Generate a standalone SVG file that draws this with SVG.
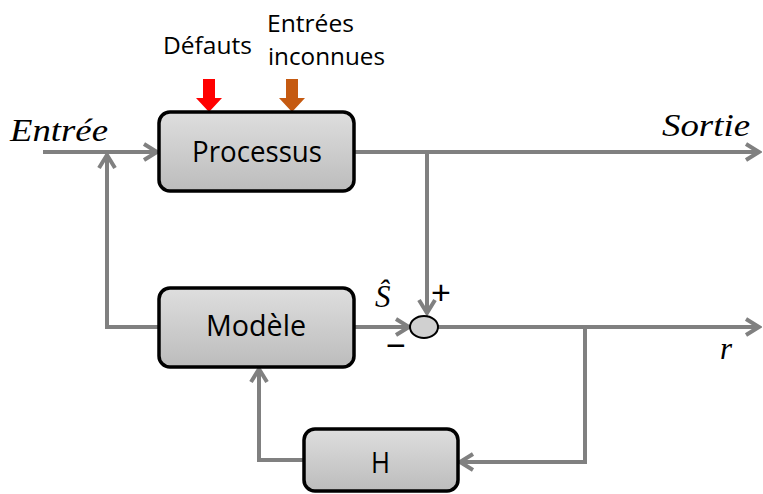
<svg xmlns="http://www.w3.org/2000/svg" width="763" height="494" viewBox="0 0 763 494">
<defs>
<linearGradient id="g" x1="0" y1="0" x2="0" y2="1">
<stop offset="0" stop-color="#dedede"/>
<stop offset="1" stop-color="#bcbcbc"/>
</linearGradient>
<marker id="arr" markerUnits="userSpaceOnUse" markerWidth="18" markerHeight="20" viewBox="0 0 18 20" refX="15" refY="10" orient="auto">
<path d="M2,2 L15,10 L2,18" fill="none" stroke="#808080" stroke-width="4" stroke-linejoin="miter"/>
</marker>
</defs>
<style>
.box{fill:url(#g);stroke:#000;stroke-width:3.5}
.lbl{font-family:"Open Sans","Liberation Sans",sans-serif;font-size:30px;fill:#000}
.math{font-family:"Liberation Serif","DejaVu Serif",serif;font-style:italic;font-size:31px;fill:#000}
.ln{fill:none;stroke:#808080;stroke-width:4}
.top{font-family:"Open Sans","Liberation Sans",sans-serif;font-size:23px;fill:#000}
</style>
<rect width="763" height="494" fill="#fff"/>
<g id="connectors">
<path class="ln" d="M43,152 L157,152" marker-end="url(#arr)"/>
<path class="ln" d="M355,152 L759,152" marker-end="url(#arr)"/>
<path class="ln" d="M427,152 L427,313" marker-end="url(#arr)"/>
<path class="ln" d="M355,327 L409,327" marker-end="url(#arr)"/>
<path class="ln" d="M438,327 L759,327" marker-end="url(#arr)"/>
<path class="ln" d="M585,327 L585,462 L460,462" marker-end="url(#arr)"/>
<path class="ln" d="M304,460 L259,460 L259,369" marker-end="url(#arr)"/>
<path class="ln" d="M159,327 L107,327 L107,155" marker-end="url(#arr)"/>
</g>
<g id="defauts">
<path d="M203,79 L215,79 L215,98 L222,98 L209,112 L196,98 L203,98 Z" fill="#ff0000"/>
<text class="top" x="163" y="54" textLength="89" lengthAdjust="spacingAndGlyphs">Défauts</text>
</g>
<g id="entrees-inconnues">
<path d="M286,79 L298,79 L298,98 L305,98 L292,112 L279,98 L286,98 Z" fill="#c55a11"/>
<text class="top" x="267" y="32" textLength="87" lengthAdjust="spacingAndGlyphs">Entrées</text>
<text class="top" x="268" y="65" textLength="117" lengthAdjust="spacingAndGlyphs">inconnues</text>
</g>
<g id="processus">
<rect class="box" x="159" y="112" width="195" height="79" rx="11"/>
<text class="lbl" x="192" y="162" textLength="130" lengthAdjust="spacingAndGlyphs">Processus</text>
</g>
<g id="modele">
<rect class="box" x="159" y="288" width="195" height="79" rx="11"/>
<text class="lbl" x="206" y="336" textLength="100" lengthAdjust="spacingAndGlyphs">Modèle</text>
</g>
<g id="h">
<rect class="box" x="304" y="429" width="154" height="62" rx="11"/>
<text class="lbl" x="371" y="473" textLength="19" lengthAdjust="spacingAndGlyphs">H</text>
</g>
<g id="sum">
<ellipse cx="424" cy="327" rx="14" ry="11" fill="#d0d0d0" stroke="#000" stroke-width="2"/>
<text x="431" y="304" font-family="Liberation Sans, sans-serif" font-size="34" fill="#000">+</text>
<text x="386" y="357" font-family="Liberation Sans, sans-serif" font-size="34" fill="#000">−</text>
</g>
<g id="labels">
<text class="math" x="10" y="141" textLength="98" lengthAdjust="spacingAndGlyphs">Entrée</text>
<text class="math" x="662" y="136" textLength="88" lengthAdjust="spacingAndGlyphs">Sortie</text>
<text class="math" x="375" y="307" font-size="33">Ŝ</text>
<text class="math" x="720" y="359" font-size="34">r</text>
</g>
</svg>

+++++

*Written problem*. Repeat the data exactly, without the pictures.

*Answer in full*.
Generate a standalone SVG file that draws this with SVG.
<svg xmlns="http://www.w3.org/2000/svg" width="763" height="494" viewBox="0 0 763 494">
<defs>
<linearGradient id="g" x1="0" y1="0" x2="0" y2="1">
<stop offset="0" stop-color="#dedede"/>
<stop offset="1" stop-color="#bcbcbc"/>
</linearGradient>
<marker id="arr" markerUnits="userSpaceOnUse" markerWidth="18" markerHeight="20" viewBox="0 0 18 20" refX="15" refY="10" orient="auto">
<path d="M2,2 L15,10 L2,18" fill="none" stroke="#808080" stroke-width="4" stroke-linejoin="miter"/>
</marker>
</defs>
<style>
.box{fill:url(#g);stroke:#000;stroke-width:3.5}
.lbl{font-family:"Open Sans","Liberation Sans",sans-serif;font-size:30px;fill:#000}
.math{font-family:"Liberation Serif","DejaVu Serif",serif;font-style:italic;font-size:31px;fill:#000}
.ln{fill:none;stroke:#808080;stroke-width:4}
.top{font-family:"Open Sans","Liberation Sans",sans-serif;font-size:23px;fill:#000}
</style>
<rect width="763" height="494" fill="#fff"/>
<g id="connectors">
<path class="ln" d="M43,152 L157,152" marker-end="url(#arr)"/>
<path class="ln" d="M355,152 L759,152" marker-end="url(#arr)"/>
<path class="ln" d="M427,152 L427,313" marker-end="url(#arr)"/>
<path class="ln" d="M355,327 L409,327" marker-end="url(#arr)"/>
<path class="ln" d="M438,327 L759,327" marker-end="url(#arr)"/>
<path class="ln" d="M585,327 L585,462 L460,462" marker-end="url(#arr)"/>
<path class="ln" d="M304,460 L259,460 L259,369" marker-end="url(#arr)"/>
<path class="ln" d="M159,327 L107,327 L107,155" marker-end="url(#arr)"/>
</g>
<g id="defauts">
<path d="M203,79 L215,79 L215,98 L222,98 L209,112 L196,98 L203,98 Z" fill="#ff0000"/>
<text class="top" x="163" y="54" textLength="89" lengthAdjust="spacingAndGlyphs">Défauts</text>
</g>
<g id="entrees-inconnues">
<path d="M286,79 L298,79 L298,98 L305,98 L292,112 L279,98 L286,98 Z" fill="#c55a11"/>
<text class="top" x="267" y="32" textLength="87" lengthAdjust="spacingAndGlyphs">Entrées</text>
<text class="top" x="268" y="65" textLength="117" lengthAdjust="spacingAndGlyphs">inconnues</text>
</g>
<g id="processus">
<rect class="box" x="159" y="112" width="195" height="79" rx="11"/>
<text class="lbl" x="192" y="162" textLength="130" lengthAdjust="spacingAndGlyphs">Processus</text>
</g>
<g id="modele">
<rect class="box" x="159" y="288" width="195" height="79" rx="11"/>
<text class="lbl" x="206" y="336" textLength="100" lengthAdjust="spacingAndGlyphs">Modèle</text>
</g>
<g id="h">
<rect class="box" x="304" y="429" width="154" height="62" rx="11"/>
<text class="lbl" x="371" y="473" textLength="19" lengthAdjust="spacingAndGlyphs">H</text>
</g>
<g id="sum">
<ellipse cx="424" cy="327" rx="14" ry="11" fill="#d0d0d0" stroke="#000" stroke-width="2"/>
<text x="431" y="304" font-family="Liberation Sans, sans-serif" font-size="34" fill="#000">+</text>
<text x="386" y="357" font-family="Liberation Sans, sans-serif" font-size="34" fill="#000">−</text>
</g>
<g id="labels">
<text class="math" x="10" y="141" textLength="98" lengthAdjust="spacingAndGlyphs">Entrée</text>
<text class="math" x="662" y="136" textLength="88" lengthAdjust="spacingAndGlyphs">Sortie</text>
<text class="math" x="375" y="307" font-size="33">Ŝ</text>
<text class="math" x="720" y="359" font-size="34">r</text>
</g>
</svg>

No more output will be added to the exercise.